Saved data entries
+ + + +
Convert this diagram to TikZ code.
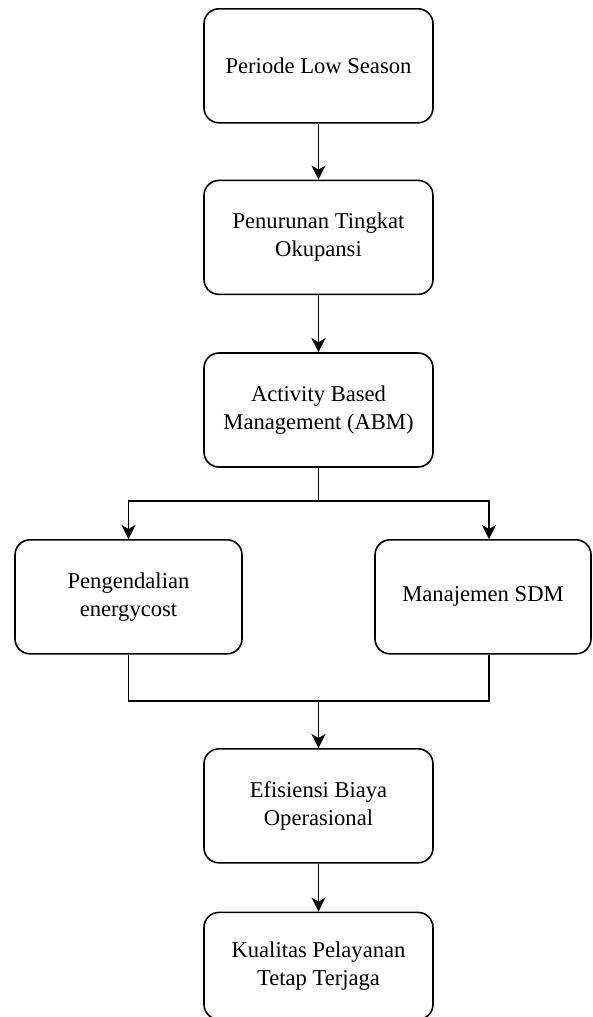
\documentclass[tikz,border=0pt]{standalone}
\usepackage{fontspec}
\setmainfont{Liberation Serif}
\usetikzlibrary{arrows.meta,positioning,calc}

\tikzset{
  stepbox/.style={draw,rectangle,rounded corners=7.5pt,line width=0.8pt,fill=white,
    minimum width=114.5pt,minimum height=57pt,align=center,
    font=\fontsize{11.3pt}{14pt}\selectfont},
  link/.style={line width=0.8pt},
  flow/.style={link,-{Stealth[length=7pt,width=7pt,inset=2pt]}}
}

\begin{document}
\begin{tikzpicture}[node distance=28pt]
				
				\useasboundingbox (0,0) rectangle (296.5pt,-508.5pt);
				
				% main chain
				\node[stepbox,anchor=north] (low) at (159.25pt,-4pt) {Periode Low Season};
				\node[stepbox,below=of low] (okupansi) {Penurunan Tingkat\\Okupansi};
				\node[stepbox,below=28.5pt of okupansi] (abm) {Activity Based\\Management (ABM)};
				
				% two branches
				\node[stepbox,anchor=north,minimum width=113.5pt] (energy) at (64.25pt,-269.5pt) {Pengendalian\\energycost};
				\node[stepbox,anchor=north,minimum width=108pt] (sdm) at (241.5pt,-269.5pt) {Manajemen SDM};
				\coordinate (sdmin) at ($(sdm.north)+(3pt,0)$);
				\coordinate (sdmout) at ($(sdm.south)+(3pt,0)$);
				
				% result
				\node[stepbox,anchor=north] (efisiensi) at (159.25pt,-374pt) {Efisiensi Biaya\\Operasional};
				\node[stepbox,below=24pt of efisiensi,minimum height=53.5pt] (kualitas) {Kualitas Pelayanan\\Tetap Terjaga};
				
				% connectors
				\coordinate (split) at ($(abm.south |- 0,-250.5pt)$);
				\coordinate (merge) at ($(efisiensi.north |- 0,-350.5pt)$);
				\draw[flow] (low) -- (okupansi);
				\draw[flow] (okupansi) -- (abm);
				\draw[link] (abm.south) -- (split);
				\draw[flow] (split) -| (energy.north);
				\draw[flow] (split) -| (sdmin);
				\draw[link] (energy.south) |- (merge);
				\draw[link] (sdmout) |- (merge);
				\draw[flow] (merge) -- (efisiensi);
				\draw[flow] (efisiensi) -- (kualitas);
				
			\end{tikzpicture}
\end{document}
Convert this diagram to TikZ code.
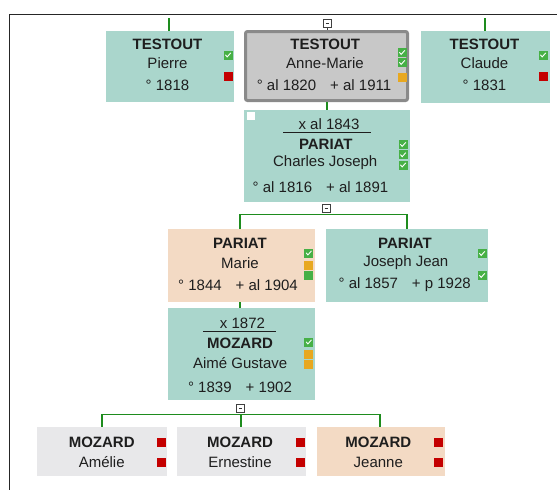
+ + + +
● REQUIREMENT
Restate the lines of the records exactly, starting at the first and stopping after the line with "of efisiensi,minimum height=53.5pt]". Leave out any picture.

● TASK ANSWER
Convert this diagram to TikZ code.
\documentclass[tikz,border=0pt]{standalone}
\usepackage{fontspec}
\setmainfont{Liberation Serif}
\usetikzlibrary{arrows.meta,positioning,calc}

\tikzset{
  stepbox/.style={draw,rectangle,rounded corners=7.5pt,line width=0.8pt,fill=white,
    minimum width=114.5pt,minimum height=57pt,align=center,
    font=\fontsize{11.3pt}{14pt}\selectfont},
  link/.style={line width=0.8pt},
  flow/.style={link,-{Stealth[length=7pt,width=7pt,inset=2pt]}}
}

\begin{document}
\begin{tikzpicture}[node distance=28pt]
				
				\useasboundingbox (0,0) rectangle (296.5pt,-508.5pt);
				
				% main chain
				\node[stepbox,anchor=north] (low) at (159.25pt,-4pt) {Periode Low Season};
				\node[stepbox,below=of low] (okupansi) {Penurunan Tingkat\\Okupansi};
				\node[stepbox,below=28.5pt of okupansi] (abm) {Activity Based\\Management (ABM)};
				
				% two branches
				\node[stepbox,anchor=north,minimum width=113.5pt] (energy) at (64.25pt,-269.5pt) {Pengendalian\\energycost};
				\node[stepbox,anchor=north,minimum width=108pt] (sdm) at (241.5pt,-269.5pt) {Manajemen SDM};
				\coordinate (sdmin) at ($(sdm.north)+(3pt,0)$);
				\coordinate (sdmout) at ($(sdm.south)+(3pt,0)$);
				
				% result
				\node[stepbox,anchor=north] (efisiensi) at (159.25pt,-374pt) {Efisiensi Biaya\\Operasional};
				\node[stepbox,below=24pt of efisiensi,minimum height=53.5pt] (kualitas) {Kualitas Pelayanan\\Tetap Terjaga};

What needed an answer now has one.